15. The circumstances in which the respondent’s change of tack over the relationship came about remain rather unclear. Mr Waheed invited me to adjourn the hearing in order to obtain a transcript of the hearing before the FtJ to clarify the matter. I did not accede to that application because it was not necessary to do so for me to decide the appeal.
16. Whilst it does seem clear from the written submissions made post-hearing to the FtT that the appellant’s representative was aware that the FtJ would be considering the genuineness of the relationship in his decision, contrary to the position in the respondent’s decision letter, it is evident that the appellant was not given notice in advance of the respondent’s new position or, more pertinently perhaps given that the issue appears to have arisen during the course of the hearing, given the opportunity to adduce further evidence as to the relationship, as alluded to in the appellant’s post-hearing submissions. The PO’s note does not refer to any such opportunity having been afforded to the appellant, and neither does the FtJ’s decision.

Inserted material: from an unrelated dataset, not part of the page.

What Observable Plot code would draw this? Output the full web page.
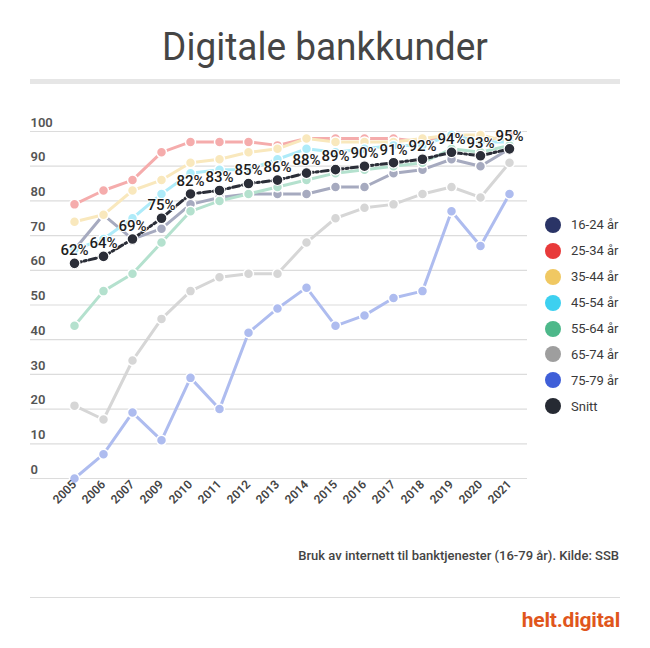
<!DOCTYPE html>
<html><head><meta charset="utf-8">
<script src="https://cdn.jsdelivr.net/npm/d3@7"></script>
<script src="https://cdn.jsdelivr.net/npm/@observablehq/plot@0.6"></script>
<style>
body{margin:0;background:#fff;font-family:Roboto,"Noto Sans",sans-serif;}
#page{position:relative;width:650px;height:648px;overflow:hidden;background:#fff;}
#title{position:absolute;left:0;width:650px;top:25px;text-align:center;font-size:37px;line-height:44px;color:#454545;transform:scaleY(1.06);}
#rule1{position:absolute;left:30px;width:590px;top:79px;height:5px;background:#e6e6e6;}
#chart{position:absolute;left:0;top:100px;}
#legend{position:absolute;left:545px;top:212px;}
.li{height:25.9px;display:flex;align-items:center;font-size:13px;color:#3a3a3a;}
.sw{width:16px;height:16px;border-radius:50%;margin-right:10px;}
#caption{position:absolute;right:31px;top:548px;font-size:13px;font-weight:500;color:#444;}
#rule2{position:absolute;left:30px;width:590px;top:597px;height:1px;background:#dcdcdc;}
#logo{position:absolute;right:30px;top:608px;font-size:21px;font-weight:700;color:#e0561c;letter-spacing:-0.2px;}
</style></head>
<body><div id="page">
<div id="title">Digitale bankkunder</div>
<div id="rule1"></div>
<div id="chart"></div>
<div id="legend"></div>
<div id="caption">Bruk av internett til banktjenester (16-79 år). Kilde: SSB</div>
<div id="rule2"></div>
<div id="logo">helt.digital</div>
</div>
<script>
const years = ["2005","2006","2007","2009","2010","2011","2012","2013","2014","2015","2016","2017","2018","2019","2020","2021"];
const seriesNames = ["16-24 år","25-34 år","35-44 år","45-54 år","55-64 år","65-74 år","75-79 år","Snitt"];
const seriesColors = ["#2a3466","#e83a3a","#f0c862","#3dd0f0","#4db88a","#9e9e9e","#3f5fd8","#262a33"];
const v1624 = [66,76,69,72,79,81,82,82,82,84,84,88,89,92,90,95];
const v2534 = [79,83,86,94,97,97,97,96,98,98,98,98,97,99,97,99];
const v3544 = [74,76,83,86,91,92,94,95,98,97,97,97,98,99,99,97];
const v4554 = [66,69,75,82,88,89,89,92,95,94,95,96,96,99,97,97];
const v5564 = [44,54,59,68,77,80,82,84,86,88,89,90,91,95,94,96];
const v6574 = [21,17,34,46,54,58,59,59,68,75,78,79,82,84,81,91];
const v7579 = [0,7,19,11,29,20,42,49,55,44,47,52,54,77,67,82];
const snitt = [62,64,69,75,82,83,85,86,88,89,90,91,92,94,93,95];
const yTicks = [0,10,20,30,40,50,60,70,80,90,100];

const seriesValues = [v1624,v2534,v3544,v4554,v5564,v6574,v7579];
const fade = c => d3.interpolateRgb("#ffffff", c)(0.42);

const marks = [
  Plot.ruleY(yTicks, {stroke:"#dcdcdc", strokeWidth:1.2}),
  Plot.text(yTicks, {y:d=>d, frameAnchor:"left", textAnchor:"start", dy:-9, text:d=>String(d), fill:"#555", fontWeight:600, fontSize:13})
];
seriesValues.forEach((vals,i)=>{
  const rows = years.map((y,j)=>({year:y, value:vals[j]}));
  const col = fade(seriesColors[i]);
  marks.push(Plot.line(rows,{x:"year",y:"value",stroke:col,strokeWidth:3}));
  marks.push(Plot.dot(rows,{x:"year",y:"value",fill:col,stroke:"#fff",strokeWidth:1.5,r:5}));
});
const snRows = years.map((y,j)=>({year:y, value:snitt[j]}));
marks.push(Plot.line(snRows,{x:"year",y:"value",stroke:"#2b2e38",strokeWidth:3,strokeDasharray:"7,3,2,3"}));
marks.push(Plot.dot(snRows,{x:"year",y:"value",fill:"#2b2e38",stroke:"#fff",strokeWidth:1.2,r:5.4}));
marks.push(Plot.text(snRows,{x:"year",y:"value",text:d=>d.value+"%",dy:-13,fill:"#1e1e1e",fontWeight:500,fontSize:15,stroke:"#fff",strokeWidth:2}));
marks.push(Plot.axisX({tickRotate:-45, tickSize:0, tickPadding:4, fill:"#444", fontWeight:600, fontSize:12, label:null}));

const chart = Plot.plot({
  width:650, height:440,
  marginLeft:30, marginRight:123, marginTop:31, marginBottom:62,
  style:{fontFamily:"Roboto, sans-serif", fontSize:"12px", background:"transparent"},
  x:{type:"point", domain:years, padding:1.01, align:0.71},
  y:{domain:[0,100], axis:null},
  marks
});
document.getElementById("chart").appendChild(chart);

const leg = document.getElementById("legend");
seriesNames.forEach((n,i)=>{
  const d = document.createElement("div"); d.className="li";
  d.innerHTML = `<span class="sw" style="background:${seriesColors[i]}"></span><span>${n}</span>`;
  leg.appendChild(d);
});
</script>
</body></html>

17. It is not necessary for me to consider whether the decision letter’s acceptance of the genuineness of the relationship amounts to a formal concession, or for me to refer to the various authorities on withdrawal of concessions. The issue is plainly one of fairness of the proceedings. I consider that the fairness of the proceedings was materially compromised in the light of the matters to which I have referred above, and bearing in mind Mr Tufan’s own very fair concession as to error of law.

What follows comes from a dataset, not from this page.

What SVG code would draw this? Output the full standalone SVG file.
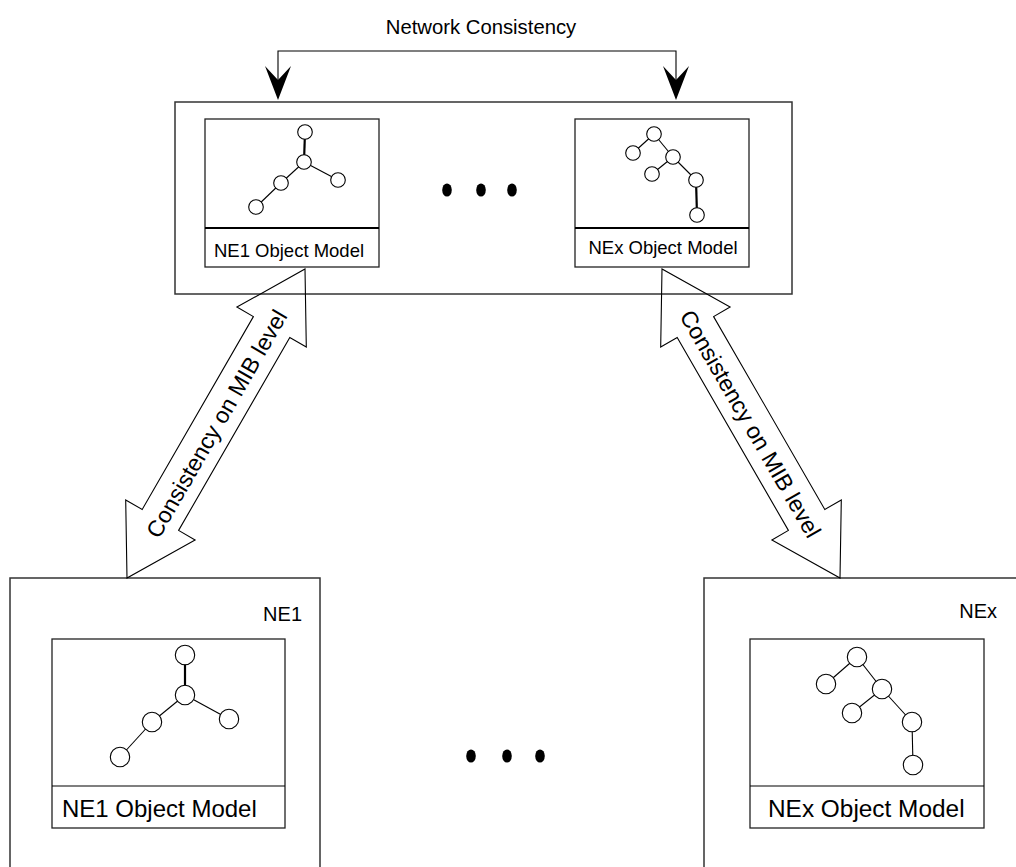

18. In the light of that error of law, I set aside the FtJ’s decision. Although permission to appeal was only granted on that ground, and not on ground 1 (long residence), I am satisfied that the FtJ’s decision must be set aside in its entirety, which is what Mr Waheed invited me to do. Mr Tufan invited me to conclude that the findings made in terms of long residence should be preserved.

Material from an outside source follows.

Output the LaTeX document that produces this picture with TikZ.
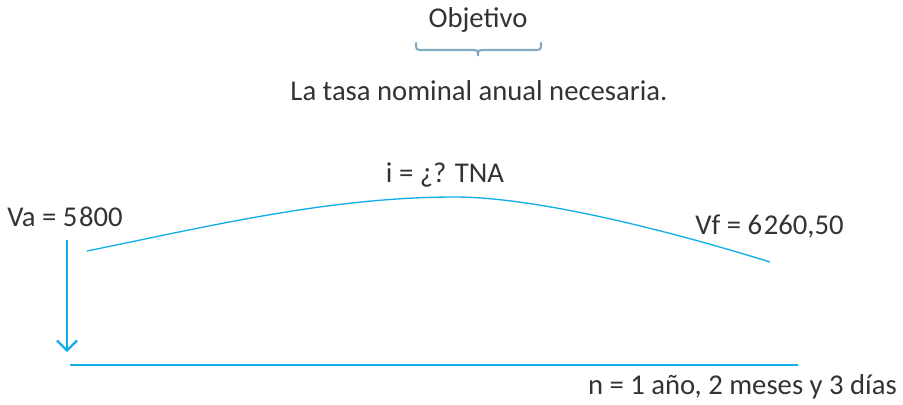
\documentclass[tikz,border=0pt]{standalone}
\usepackage{fontspec}
\setmainfont{Carlito}
\usetikzlibrary{arrows.meta}
\definecolor{txt}{HTML}{333333}
\definecolor{cyanb}{HTML}{12AEE8}
\definecolor{bracec}{HTML}{82AAC2}
\newcommand{\thsp}{\hspace{0.06em}}
\begin{document}
\begin{tikzpicture}[x=0.75pt,y=-0.75pt,
  lbl/.style={text=txt,font=\fontsize{21.5}{25}\selectfont,inner sep=0pt}]
\useasboundingbox (0,0) rectangle (903,404);
\node[lbl] (obj) at (478,20) {Objetivo};
\draw[bracec,line width=1.6pt,line cap=round]
  (416,43) .. controls (416,50) .. (424,50) -- (470,50) .. controls (478,50) .. (478,56)
  .. controls (478,50) .. (486,50) -- (533,50) .. controls (541,50) .. (541,43);
\node[lbl] (goal) at (479,91) {La tasa nominal anual necesaria.};
\node[lbl] (rate) at (445,175) {i = ¿? TNA};
\node[lbl,anchor=west] (va) at (7,217) {Va = 5\thsp800};
\node[lbl,anchor=west] (vf) at (695,227) {Vf = 6\thsp260,50};
\node[lbl,anchor=east] (n) at (897,387) {n = 1 año, 2 meses y 3 días};
\coordinate (a0) at (87,251);
\coordinate (am) at (455,197);
\coordinate (a1) at (770,262);
\draw[cyanb,line width=1pt] (a0) .. controls (210,226) and (330,197) .. (am)
  .. controls (540,197) and (680,234) .. (a1);
\coordinate (d0) at (67,240);
\coordinate (d1) at (67,352);
\draw[cyanb,line width=1.6pt,-{Straight Barb[length=7.5pt,width=15pt]}] (d0) -- (d1);
\coordinate (h0) at (70,365);
\coordinate (h1) at (798,365);
\draw[cyanb,line width=2.2pt] (h0) -- (h1);
\end{tikzpicture}
\end{document}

19. I agree with Mr Waheed that the FtJ’s conclusions in relation to long residence are likely to have been influenced by his assessment of the evidence of the genuineness of the relationship. I only need to refer to [105], [113], and [114]-[116] to illustrate that the FtJ plainly considered that the appellant and his partner had deliberately attempted to mislead the tribunal in relation to their relationship and the appellant’s claimed residence. He described it as a joint-enterprise to mislead the tribunal.
20. The further consequence it seems to me is that the appropriate course is for the appeal to be remitted to the FtT for a fresh hearing with no findings of fact preserved. I consider that to be very unfortunate given the very detailed findings of fact made by the FtJ resulting from the evident considerable industry in the preparation of his decision. It is, however, the inevitable consequence of the lack of fairness in the decision.
21. Decision
The decision of the First-tier Tribunal involved the making of an error on a point of law. Its decision is set aside and the appeal is remitted to the First-tier Tribunal for a hearing de novo before a judge other than First-tier Tribunal Judge Raymond.